Deputy prosecutor Seng Hieng showed a slideshow of images of pro-democracy protests in Hong Kong which was allegedly shown to participants at the workshop in Malaysia and attended by CNRP youth members.
“They were instructed on the demonstrations [in Hong Kong] to implement the same in Cambodia,” Seng Hieng said.
Hy Sokchea said the CNRP youth members were in Malaysia from August 15, 2019, for a two-day workshop on youth leadership. He said there was no presentation suggesting that participants overthrow the government.
“I joined a young leadership training program to bring the youth into the political arena,” Sokchea said. “I learned how to be good at public speaking.”
He added that Sam Rainsy and other senior leaders from the dissolved CNRP had met participants for 30 minutes during one of the sessions, but that there was no mention of Rainsy’s attempted return to Cambodia.
“[Sam Rainsy] just visited us and told the trainees to study hard,” Sokchea said.
Sokchea did not remember which organization was conducting the youth leadership training. On returning to Cambodia, he was questioned by the Interior Ministry’s Counter-Terrorism Department.

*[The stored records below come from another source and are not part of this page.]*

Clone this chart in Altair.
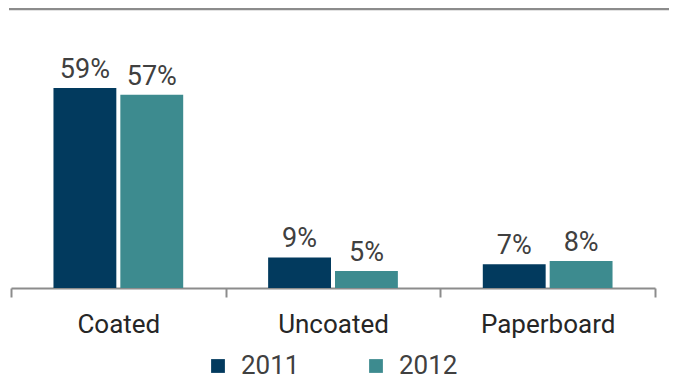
import altair as alt
import pandas as pd

categories = ["Coated", "Uncoated", "Paperboard"]
years = ["2011", "2012"]
values_2011 = [59, 9, 7]
values_2012 = [57, 5, 8]

rows = []
for i, c in enumerate(categories):
    rows.append({"cat": c, "year": "2011", "v": values_2011[i], "lbl": f"{values_2011[i]}%"})
    rows.append({"cat": c, "year": "2012", "v": values_2012[i], "lbl": f"{values_2012[i]}%"})
df = pd.DataFrame(rows)

FONT = "Roboto"
colors = ["#023A5E", "#3D8B8F"]

x = alt.X("cat:N", sort=categories, title=None,
          scale=alt.Scale(paddingInner=0, paddingOuter=0),
          axis=alt.Axis(labelAngle=0, labelFontSize=26, labelColor="#262626", labelFont=FONT,
                        labelPadding=14, domainColor="#8c8c8c", domainWidth=2,
                        tickColor="#8c8c8c", tickWidth=2, tickSize=9, tickBand="extent"))
xo = alt.XOffset("year:N", scale=alt.Scale(paddingInner=0.06, paddingOuter=0.635))
y = alt.Y("v:Q", scale=alt.Scale(domain=[0, 82.3]), axis=None)

base = alt.Chart(df)
bars = base.mark_bar().encode(
    x=x, xOffset=xo, y=y,
    color=alt.Color("year:N", scale=alt.Scale(domain=years, range=colors), title=None,
                    legend=alt.Legend(orient="none", direction="horizontal", legendX=194, legendY=344,
                                      symbolType="square", symbolSize=190, symbolStrokeWidth=0,
                                      labelFontSize=26, labelFont=FONT, labelColor="#404040",
                                      columnPadding=63, symbolOffset=0, labelOffset=10))
)
labels = base.mark_text(baseline="alphabetic", dy=-10, fontSize=27, font=FONT, color="#404040").encode(
    x=x, xOffset=xo, y=y, text="lbl:N"
)
topline = alt.Chart(pd.DataFrame({"a": [0]})).mark_rule(color="#8c8c8c", strokeWidth=2.5).encode(
    x=alt.value(-2), x2=alt.value(662), y=alt.value(0)
)

chart = alt.layer(bars, labels, topline).properties(
    width=644, height=279,
    autosize=alt.AutoSizeParams(type="none"),
    padding={"left": 3, "top": 1, "right": 14, "bottom": 93},
).configure_view(stroke=None)

chart.save("out.html", embed_options={"renderer": "svg", "actions": False})
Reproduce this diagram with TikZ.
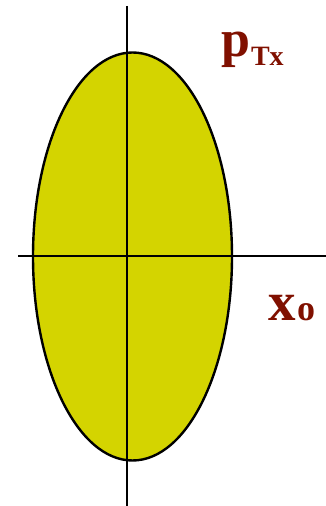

Another defendant, Nov Vichet, maintained that he was not involved in welcoming Sam Rainsy on November 9 and that he had not participated in any political activity since the party was dissolved by the Supreme Court.
“The reason I did not join is because the CNRP was dissolved,” he said. “Secondly, if I did go to receive Sam Rainsy, who will be responsible for me if any incident were to happen.”
Vichet was arrested on November 4, 2019, in Phnom Penh, days before Sam Rainsy’s return and accused of plotting to support the former CNRP leader.
Sam Sokong, a defense lawyer for the two defendants, said there was not enough evidence to prove the charges against his clients. He said they attended a training that was about building their personal leadership capacity and not about plotting to overthrow the government.
“My clients have clearly said he didn’t receive any plans or orders from former CNRP leaders, so there is no point related to the incitement and plotting charges,” Sokong said.
During the trial, dozens of family members of former CNRP members protested near the Phnom Penh court, demanding the release of their loved ones and for the court to drop the charges.
District security guards and police deployed around the court prevented them from getting close to the court.
The trial will resume on February 25.